(Exercise objective):
Everything from the first line down to the line containing "22', 'Aug 22']" should be reproduced exactly; please include nothing else.

(Supplied information):
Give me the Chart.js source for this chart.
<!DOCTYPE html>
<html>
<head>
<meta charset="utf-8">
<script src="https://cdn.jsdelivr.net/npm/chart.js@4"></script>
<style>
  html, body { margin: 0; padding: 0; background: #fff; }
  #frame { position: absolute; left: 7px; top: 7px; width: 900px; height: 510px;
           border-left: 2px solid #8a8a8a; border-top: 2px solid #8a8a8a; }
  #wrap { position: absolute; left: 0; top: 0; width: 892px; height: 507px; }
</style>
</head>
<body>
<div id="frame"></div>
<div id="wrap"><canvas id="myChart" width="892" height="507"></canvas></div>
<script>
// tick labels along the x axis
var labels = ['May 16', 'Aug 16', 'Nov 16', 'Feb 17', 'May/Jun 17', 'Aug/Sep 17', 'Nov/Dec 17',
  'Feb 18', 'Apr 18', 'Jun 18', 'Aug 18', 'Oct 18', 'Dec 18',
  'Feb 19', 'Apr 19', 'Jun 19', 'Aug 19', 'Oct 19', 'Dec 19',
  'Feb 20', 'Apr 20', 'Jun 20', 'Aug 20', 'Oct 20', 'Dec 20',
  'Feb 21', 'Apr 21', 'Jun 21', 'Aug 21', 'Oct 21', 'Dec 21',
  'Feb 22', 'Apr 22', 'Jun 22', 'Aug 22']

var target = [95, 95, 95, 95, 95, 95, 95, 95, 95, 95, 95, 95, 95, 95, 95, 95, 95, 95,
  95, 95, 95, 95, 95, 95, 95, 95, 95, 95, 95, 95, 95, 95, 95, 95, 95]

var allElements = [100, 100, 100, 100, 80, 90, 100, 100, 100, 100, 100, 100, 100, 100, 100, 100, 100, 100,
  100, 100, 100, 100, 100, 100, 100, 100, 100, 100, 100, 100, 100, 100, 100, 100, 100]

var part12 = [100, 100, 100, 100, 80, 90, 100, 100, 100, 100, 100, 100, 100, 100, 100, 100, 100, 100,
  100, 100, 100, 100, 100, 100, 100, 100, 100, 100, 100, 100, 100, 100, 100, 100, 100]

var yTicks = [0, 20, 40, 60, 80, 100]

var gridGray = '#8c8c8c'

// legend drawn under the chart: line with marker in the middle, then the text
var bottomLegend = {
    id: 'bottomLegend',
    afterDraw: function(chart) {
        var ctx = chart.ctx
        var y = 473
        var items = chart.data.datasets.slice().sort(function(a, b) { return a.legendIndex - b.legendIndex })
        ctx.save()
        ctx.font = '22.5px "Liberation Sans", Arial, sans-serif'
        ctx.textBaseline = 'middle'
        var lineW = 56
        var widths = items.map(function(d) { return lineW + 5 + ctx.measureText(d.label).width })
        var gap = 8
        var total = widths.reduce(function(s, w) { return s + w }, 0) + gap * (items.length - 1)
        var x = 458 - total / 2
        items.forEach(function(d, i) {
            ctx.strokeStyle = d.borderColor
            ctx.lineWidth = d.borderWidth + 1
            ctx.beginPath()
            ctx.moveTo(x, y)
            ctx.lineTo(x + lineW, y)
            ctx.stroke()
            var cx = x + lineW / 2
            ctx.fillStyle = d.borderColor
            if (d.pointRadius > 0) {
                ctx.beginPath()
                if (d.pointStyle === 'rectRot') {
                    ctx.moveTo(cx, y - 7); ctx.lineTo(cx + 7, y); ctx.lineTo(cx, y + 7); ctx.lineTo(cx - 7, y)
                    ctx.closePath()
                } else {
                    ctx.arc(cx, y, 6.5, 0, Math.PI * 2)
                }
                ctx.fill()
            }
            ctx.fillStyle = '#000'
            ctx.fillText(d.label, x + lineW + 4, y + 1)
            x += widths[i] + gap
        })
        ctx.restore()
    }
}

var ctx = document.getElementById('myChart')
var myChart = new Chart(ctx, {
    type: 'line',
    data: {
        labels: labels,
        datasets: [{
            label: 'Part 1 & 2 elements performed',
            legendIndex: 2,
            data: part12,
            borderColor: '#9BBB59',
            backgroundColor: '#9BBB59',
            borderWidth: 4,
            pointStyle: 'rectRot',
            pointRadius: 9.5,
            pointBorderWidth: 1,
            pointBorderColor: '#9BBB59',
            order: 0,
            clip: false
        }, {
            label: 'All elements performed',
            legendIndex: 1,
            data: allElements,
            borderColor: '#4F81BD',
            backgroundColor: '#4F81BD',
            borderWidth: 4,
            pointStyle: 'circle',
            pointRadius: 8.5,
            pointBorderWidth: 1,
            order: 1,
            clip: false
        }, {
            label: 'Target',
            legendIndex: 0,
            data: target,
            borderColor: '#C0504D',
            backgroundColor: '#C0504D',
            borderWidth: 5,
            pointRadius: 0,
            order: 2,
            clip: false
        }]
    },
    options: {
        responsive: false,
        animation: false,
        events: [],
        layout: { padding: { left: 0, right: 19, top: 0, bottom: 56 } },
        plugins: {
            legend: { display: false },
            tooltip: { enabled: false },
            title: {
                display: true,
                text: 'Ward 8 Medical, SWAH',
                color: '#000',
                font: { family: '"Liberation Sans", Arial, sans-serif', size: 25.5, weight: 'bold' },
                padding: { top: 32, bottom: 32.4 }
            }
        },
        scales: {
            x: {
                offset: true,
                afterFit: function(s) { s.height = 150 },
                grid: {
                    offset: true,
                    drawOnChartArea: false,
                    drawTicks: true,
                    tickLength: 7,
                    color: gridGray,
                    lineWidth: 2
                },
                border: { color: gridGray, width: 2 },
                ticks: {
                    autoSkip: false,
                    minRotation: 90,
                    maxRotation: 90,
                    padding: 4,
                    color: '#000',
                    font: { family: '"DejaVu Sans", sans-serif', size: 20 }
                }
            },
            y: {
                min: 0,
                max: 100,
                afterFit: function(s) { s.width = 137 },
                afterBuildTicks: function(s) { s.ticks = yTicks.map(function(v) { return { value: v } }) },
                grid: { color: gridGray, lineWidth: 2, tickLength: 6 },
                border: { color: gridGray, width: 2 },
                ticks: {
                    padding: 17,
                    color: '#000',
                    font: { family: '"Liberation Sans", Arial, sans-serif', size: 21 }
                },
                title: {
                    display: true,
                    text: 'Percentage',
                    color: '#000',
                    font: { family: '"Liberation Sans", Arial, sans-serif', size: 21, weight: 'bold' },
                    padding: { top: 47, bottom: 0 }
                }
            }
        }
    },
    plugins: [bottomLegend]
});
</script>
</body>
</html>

(Response to this exercise):
Give me the Chart.js source for this chart.
<!DOCTYPE html>
<html>
<head>
<meta charset="utf-8">
<script src="https://cdn.jsdelivr.net/npm/chart.js@4"></script>
<style>
  html, body { margin: 0; padding: 0; background: #fff; }
  #frame { position: absolute; left: 7px; top: 7px; width: 900px; height: 510px;
           border-left: 2px solid #8a8a8a; border-top: 2px solid #8a8a8a; }
  #wrap { position: absolute; left: 0; top: 0; width: 892px; height: 507px; }
</style>
</head>
<body>
<div id="frame"></div>
<div id="wrap"><canvas id="myChart" width="892" height="507"></canvas></div>
<script>
// tick labels along the x axis
var labels = ['May 16', 'Aug 16', 'Nov 16', 'Feb 17', 'May/Jun 17', 'Aug/Sep 17', 'Nov/Dec 17',
  'Feb 18', 'Apr 18', 'Jun 18', 'Aug 18', 'Oct 18', 'Dec 18',
  'Feb 19', 'Apr 19', 'Jun 19', 'Aug 19', 'Oct 19', 'Dec 19',
  'Feb 20', 'Apr 20', 'Jun 20', 'Aug 20', 'Oct 20', 'Dec 20',
  'Feb 21', 'Apr 21', 'Jun 21', 'Aug 21', 'Oct 21', 'Dec 21',
  'Feb 22', 'Apr 22', 'Jun 22', 'Aug 22']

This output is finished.